[EXERCISE AIM]
Reproduce exactly, with no pictures, each line from the opening of the material down through the line containing "const yTicksAll = [10, 20, 30, 40];".

[DATA BLOCK]
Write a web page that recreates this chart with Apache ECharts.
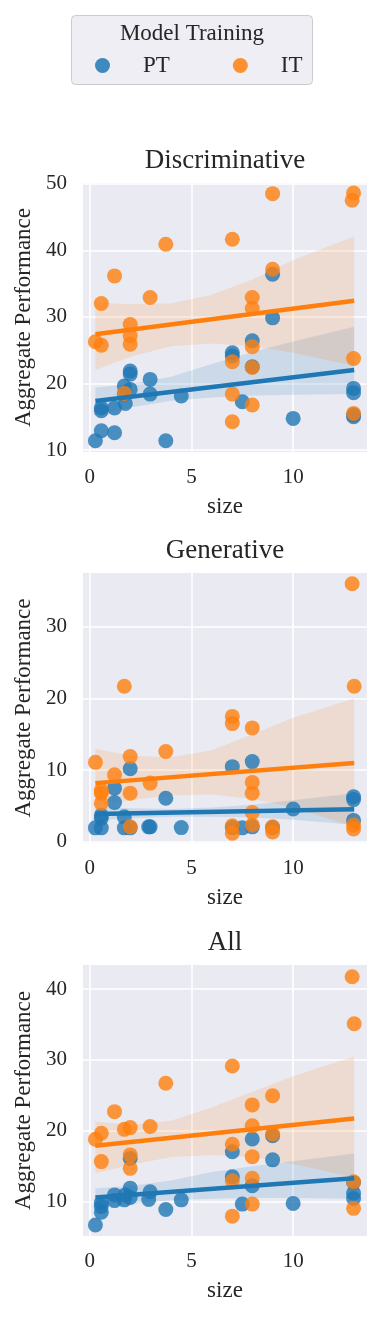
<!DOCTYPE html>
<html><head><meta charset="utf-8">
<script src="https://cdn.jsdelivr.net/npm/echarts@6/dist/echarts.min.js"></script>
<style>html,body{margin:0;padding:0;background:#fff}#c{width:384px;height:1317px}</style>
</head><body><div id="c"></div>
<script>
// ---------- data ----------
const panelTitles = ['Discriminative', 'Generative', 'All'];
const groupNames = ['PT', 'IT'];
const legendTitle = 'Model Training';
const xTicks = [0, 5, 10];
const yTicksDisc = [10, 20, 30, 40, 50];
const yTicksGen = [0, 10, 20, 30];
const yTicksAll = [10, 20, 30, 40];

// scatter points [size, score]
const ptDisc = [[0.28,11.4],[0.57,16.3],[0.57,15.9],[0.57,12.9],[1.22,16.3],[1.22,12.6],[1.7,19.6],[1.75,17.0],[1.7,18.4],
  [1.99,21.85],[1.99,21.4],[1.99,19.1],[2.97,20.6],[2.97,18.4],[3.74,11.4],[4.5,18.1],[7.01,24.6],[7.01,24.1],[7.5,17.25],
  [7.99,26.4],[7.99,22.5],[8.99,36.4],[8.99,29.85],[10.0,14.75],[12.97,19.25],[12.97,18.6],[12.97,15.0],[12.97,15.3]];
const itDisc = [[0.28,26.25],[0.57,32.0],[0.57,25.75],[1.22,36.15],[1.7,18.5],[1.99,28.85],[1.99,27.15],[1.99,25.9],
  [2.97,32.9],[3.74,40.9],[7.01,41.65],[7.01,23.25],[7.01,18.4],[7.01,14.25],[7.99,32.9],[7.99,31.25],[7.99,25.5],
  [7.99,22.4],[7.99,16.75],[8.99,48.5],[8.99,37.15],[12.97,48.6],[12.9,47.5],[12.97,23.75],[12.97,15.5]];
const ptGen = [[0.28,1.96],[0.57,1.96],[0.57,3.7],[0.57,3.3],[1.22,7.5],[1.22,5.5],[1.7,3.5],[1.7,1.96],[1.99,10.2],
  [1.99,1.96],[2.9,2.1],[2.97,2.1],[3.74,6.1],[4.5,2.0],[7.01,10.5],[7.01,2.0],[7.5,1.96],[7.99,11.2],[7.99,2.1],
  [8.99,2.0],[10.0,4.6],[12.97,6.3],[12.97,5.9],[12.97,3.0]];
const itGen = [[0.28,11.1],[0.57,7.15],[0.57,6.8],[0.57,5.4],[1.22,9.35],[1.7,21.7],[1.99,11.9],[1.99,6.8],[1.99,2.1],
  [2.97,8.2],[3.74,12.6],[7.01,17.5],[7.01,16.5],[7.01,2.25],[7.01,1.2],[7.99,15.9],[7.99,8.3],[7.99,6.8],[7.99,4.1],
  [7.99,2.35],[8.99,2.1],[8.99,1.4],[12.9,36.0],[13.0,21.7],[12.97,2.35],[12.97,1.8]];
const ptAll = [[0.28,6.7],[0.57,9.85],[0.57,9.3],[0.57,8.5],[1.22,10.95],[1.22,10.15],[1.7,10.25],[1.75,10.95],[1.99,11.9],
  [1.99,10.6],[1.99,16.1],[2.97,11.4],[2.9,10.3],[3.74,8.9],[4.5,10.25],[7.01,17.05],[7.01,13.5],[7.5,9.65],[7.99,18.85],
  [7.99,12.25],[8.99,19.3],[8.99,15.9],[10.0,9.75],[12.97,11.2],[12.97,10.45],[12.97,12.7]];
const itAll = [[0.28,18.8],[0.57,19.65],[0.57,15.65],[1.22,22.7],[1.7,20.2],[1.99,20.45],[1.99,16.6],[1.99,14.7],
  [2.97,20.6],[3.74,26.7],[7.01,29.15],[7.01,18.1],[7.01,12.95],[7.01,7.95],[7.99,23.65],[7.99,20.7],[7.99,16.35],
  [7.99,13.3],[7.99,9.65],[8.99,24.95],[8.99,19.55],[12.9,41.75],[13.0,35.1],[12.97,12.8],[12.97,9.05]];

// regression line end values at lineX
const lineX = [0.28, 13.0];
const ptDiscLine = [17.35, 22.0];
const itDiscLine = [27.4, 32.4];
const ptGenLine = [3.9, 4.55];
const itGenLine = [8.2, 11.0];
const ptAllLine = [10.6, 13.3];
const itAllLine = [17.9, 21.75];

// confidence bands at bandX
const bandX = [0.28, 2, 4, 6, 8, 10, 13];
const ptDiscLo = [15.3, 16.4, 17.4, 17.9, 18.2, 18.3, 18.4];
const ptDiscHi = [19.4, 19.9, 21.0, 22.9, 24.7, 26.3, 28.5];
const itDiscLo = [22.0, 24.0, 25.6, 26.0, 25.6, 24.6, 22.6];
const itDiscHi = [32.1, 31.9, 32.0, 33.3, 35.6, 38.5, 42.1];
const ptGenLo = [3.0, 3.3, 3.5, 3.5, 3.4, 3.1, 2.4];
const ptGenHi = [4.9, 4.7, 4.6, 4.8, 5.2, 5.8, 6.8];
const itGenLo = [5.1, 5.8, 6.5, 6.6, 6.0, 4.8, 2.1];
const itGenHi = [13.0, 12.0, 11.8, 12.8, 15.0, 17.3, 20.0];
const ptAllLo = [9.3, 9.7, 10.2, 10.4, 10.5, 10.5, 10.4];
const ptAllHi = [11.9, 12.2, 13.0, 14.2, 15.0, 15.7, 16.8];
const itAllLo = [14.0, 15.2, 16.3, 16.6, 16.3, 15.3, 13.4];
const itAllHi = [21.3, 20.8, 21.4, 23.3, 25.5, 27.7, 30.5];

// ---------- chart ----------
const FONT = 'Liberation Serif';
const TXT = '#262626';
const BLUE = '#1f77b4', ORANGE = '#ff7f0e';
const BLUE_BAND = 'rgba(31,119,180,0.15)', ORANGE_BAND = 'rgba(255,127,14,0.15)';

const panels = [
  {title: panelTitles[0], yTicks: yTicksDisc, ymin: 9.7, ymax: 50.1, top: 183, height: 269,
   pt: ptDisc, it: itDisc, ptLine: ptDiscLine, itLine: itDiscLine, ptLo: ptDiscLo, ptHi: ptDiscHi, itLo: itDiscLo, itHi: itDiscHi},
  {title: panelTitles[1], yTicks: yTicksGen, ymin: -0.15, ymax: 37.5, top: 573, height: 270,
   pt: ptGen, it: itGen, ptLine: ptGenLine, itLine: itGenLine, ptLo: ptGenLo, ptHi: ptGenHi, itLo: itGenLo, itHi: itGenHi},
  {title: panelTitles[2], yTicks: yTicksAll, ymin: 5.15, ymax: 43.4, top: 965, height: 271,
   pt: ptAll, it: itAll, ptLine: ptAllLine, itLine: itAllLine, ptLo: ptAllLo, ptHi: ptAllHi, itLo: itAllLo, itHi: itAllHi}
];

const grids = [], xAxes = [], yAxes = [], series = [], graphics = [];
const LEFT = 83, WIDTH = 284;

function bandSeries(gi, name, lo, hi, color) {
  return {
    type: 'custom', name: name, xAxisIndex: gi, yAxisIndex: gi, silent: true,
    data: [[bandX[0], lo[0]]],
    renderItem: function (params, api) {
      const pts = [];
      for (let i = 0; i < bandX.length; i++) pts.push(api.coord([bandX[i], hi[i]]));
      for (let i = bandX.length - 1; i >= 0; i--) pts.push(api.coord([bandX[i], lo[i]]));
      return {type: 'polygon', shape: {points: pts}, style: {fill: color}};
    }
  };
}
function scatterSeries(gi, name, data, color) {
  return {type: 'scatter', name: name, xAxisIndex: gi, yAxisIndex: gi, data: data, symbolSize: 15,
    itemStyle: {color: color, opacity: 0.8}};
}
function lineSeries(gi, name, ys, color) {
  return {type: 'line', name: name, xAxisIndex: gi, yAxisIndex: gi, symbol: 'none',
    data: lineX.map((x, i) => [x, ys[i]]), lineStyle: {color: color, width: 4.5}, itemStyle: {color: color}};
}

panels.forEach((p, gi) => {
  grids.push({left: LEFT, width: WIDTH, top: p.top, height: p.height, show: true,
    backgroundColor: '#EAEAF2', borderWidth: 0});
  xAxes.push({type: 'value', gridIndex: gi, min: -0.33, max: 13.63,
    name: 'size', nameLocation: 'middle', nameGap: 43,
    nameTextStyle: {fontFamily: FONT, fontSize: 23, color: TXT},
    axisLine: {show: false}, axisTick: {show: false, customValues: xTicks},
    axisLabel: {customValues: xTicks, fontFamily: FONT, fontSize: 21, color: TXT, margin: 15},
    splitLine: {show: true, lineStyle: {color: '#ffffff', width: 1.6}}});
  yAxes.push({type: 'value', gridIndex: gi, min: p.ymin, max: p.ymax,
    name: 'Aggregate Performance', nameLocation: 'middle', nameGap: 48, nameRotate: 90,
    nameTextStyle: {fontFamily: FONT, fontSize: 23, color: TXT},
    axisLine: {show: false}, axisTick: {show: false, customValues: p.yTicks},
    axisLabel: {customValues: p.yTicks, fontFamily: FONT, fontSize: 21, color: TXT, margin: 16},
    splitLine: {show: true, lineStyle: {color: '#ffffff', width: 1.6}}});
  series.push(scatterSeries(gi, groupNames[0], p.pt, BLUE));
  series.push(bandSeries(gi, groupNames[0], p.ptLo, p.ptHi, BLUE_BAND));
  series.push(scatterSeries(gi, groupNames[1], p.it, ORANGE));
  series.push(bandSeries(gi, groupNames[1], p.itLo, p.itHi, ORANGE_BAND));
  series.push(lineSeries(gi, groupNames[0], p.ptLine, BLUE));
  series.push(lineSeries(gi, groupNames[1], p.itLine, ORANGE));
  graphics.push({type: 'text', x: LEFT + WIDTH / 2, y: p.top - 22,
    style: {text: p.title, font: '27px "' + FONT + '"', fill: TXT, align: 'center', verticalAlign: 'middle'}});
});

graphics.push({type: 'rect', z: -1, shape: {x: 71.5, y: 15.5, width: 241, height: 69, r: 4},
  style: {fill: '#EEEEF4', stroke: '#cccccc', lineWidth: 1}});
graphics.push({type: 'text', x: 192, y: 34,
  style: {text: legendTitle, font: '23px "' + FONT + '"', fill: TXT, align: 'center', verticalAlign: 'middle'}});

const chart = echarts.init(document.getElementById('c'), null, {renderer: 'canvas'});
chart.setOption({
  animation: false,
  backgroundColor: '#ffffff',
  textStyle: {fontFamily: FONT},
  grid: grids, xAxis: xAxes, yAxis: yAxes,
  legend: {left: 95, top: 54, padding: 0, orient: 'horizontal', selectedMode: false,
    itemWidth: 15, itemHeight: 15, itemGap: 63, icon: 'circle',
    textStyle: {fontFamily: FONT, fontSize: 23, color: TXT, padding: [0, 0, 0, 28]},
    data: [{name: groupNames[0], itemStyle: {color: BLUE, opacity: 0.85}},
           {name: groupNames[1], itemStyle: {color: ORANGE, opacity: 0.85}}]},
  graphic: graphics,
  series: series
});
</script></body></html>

[EXERCISE RESULT]
Write a web page that recreates this chart with Apache ECharts.
<!DOCTYPE html>
<html><head><meta charset="utf-8">
<script src="https://cdn.jsdelivr.net/npm/echarts@6/dist/echarts.min.js"></script>
<style>html,body{margin:0;padding:0;background:#fff}#c{width:384px;height:1317px}</style>
</head><body><div id="c"></div>
<script>
// ---------- data ----------
const panelTitles = ['Discriminative', 'Generative', 'All'];
const groupNames = ['PT', 'IT'];
const legendTitle = 'Model Training';
const xTicks = [0, 5, 10];
const yTicksDisc = [10, 20, 30, 40, 50];
const yTicksGen = [0, 10, 20, 30];
const yTicksAll = [10, 20, 30, 40];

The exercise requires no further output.